I want to make it clear that you guys were lied to earlier. It's that simple.
”-- Union president Derek Fisher to reporters
Union executive director Billy Hunter maintained this lockout was "pre-planned, pre-ordained, pre-destined."
OK, so the union ramped up the rhetoric. It still doesn't mean the players are ready to make a deal. They're holding on to whatever they can. Remember, their goal going into these negotiations wasn't to gain anything; it was simply to minimize the losses. All they've got is their share of the BRI, so if they give it all away now and drop to 50 percent, they have no shot at maintaining anything else.
The union side claims Holt told the players: "Take it or leave it."
That leaves both sides where they've been since July 1. It's where they'll continue to be for the near future. It will take a drastic change for them to move off their sides, and again, the economic damage hasn't been dramatic enough for them to give in. The players haven't lost a month's worth of salary. The league hasn't missed any of its games on the ABC portion of the TV contract.

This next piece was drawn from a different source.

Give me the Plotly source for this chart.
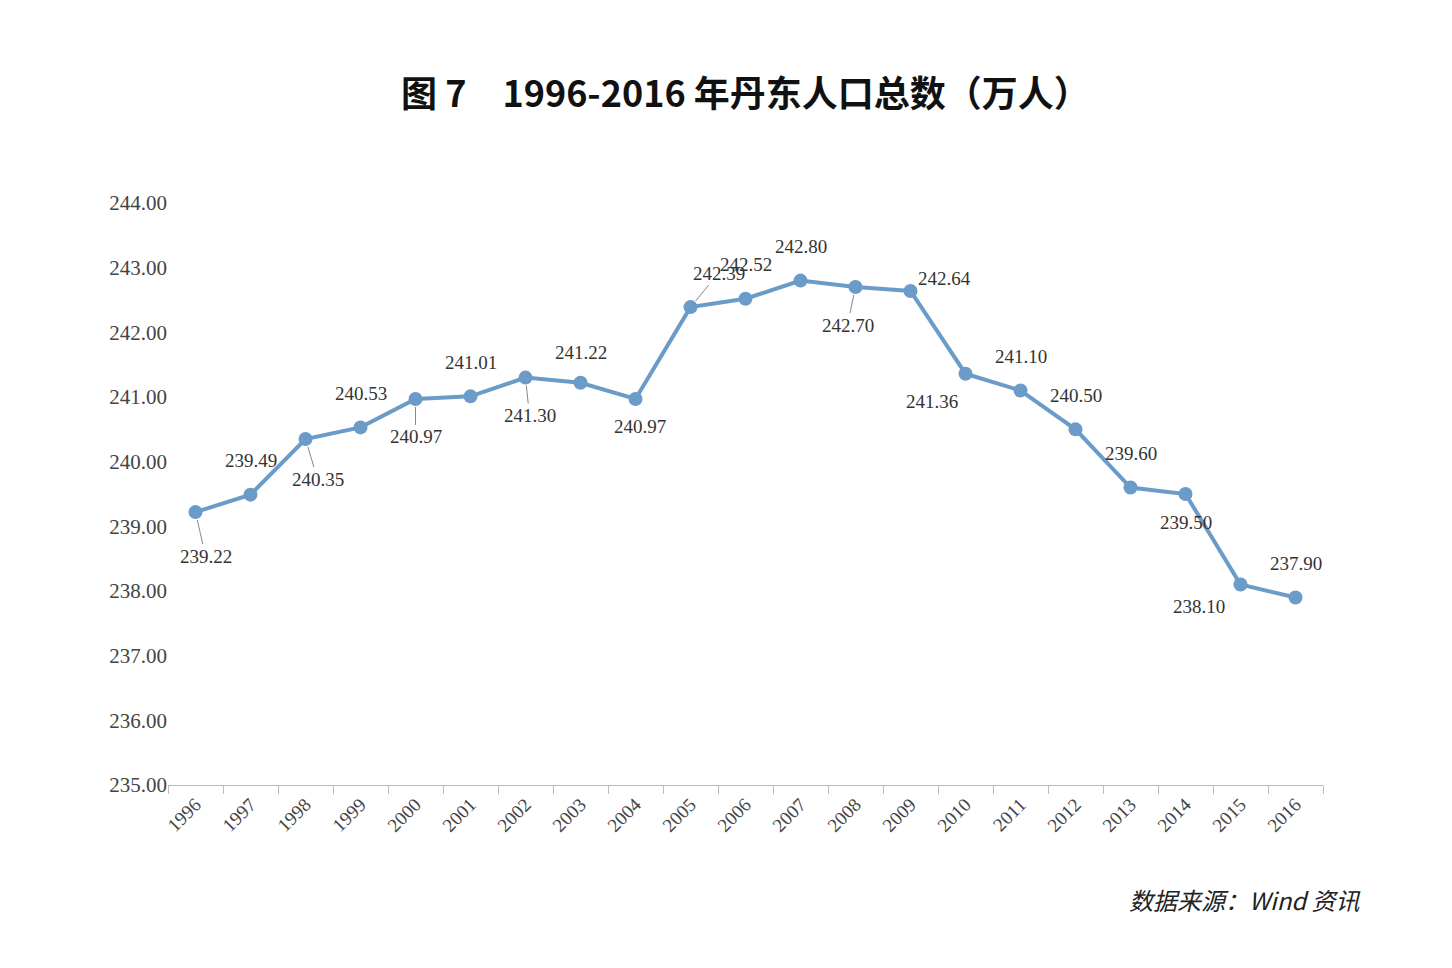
import plotly.graph_objects as go

years = [str(y) for y in range(1996, 2017)]
population = [239.22, 239.49, 240.35, 240.53, 240.97, 241.01, 241.30, 241.22, 240.97,
              242.39, 242.52, 242.80, 242.70, 242.64, 241.36, 241.10, 240.50, 239.60,
              239.50, 238.10, 237.90]
# label placement: pixel offsets of each label from its point
label_dx = [10, 0, 12, 0, 0, 0, 4, 0, 4, 28, 0, 0, -8, 34, -34, 0, 0, 0, 0, -42, 0]
label_dy = [44, -34, 40, -34, 38, -34, 38, -30, 28, -34, -34, -34, 38, -12, 28, -34, -34, -34, 28, 22, -34]
leader = [True, False, True, False, True, False, True, False, False, True, False, False,
          True, False, False, False, False, False, False, False, False]

fig = go.Figure(go.Scatter(
    x=years, y=population, mode="lines+markers",
    line=dict(color="#6b9bc8", width=4),
    marker=dict(size=14, color="#6b9bc8"),
))

for i, (v, dx, dy, ld) in enumerate(zip(population, label_dx, label_dy, leader)):
    fig.add_annotation(
        x=i, y=v, text=f"{v:.2f}", ax=dx, ay=dy, showarrow=ld,
        arrowhead=0, arrowwidth=1, arrowcolor="#888", standoff=8,
        xshift=0 if ld else dx, yshift=0 if ld else -dy,
        font=dict(family="Liberation Serif", size=19, color="#333"),
    )

fig.add_annotation(
    text="<b>图 7　1996-2016 年丹东人口总数（万人）</b>", xref="paper", yref="paper",
    x=0.5, y=1.24, showarrow=False,
    font=dict(family="Noto Sans CJK SC", size=36, color="#111"),
)
fig.add_annotation(
    text="<i>数据来源：Wind 资讯</i>", xref="paper", yref="paper",
    x=1.035, y=-0.23, xanchor="right", showarrow=False,
    font=dict(family="Noto Sans CJK SC", size=24, color="#222"),
)

fig.update_layout(
    width=1452, height=968, paper_bgcolor="white", plot_bgcolor="white",
    margin=dict(l=160, r=137, t=195, b=191), showlegend=False,
    font=dict(family="Liberation Serif", size=19, color="#444"),
)
fig.update_xaxes(
    type="category", range=[-0.5, len(years) - 0.5], tickangle=-45, showgrid=False,
    showline=True, linecolor="#bbb", ticks="outside", tickson="boundaries",
    tickcolor="#bbb", ticklen=8, tickfont=dict(size=19),
)
fig.update_yaxes(
    range=[235, 244], dtick=1, tickformat=".2f", showgrid=False,
    zeroline=False, showline=False, tickfont=dict(size=21),
)

fig.write_html("out.html")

The smart move by the owners is to fixate on 50-50, knowing how easy that is for the public to process. But that's just the beginning, for the people actually involved in the negotiations. If they could split the revenues evenly and preserve the old system that made it easy for teams to go over the salary cap with various exceptions, the players would go for that. That's not the offer that's on the table.
"We're not prepared to let them impose a system on us that eliminates guarantees, reduces contract lengths, diminishes annual increases, eliminates other exceptions, severely restricts [the Larry Bird exception]," Hunter said. "That's the kind of system we want. We're saying, 'No way.'"
In other words, no way they'll get a deal done soon, no way they'll play a full 82-game season. If you've been paying attention, there's no way you should have expected anything else.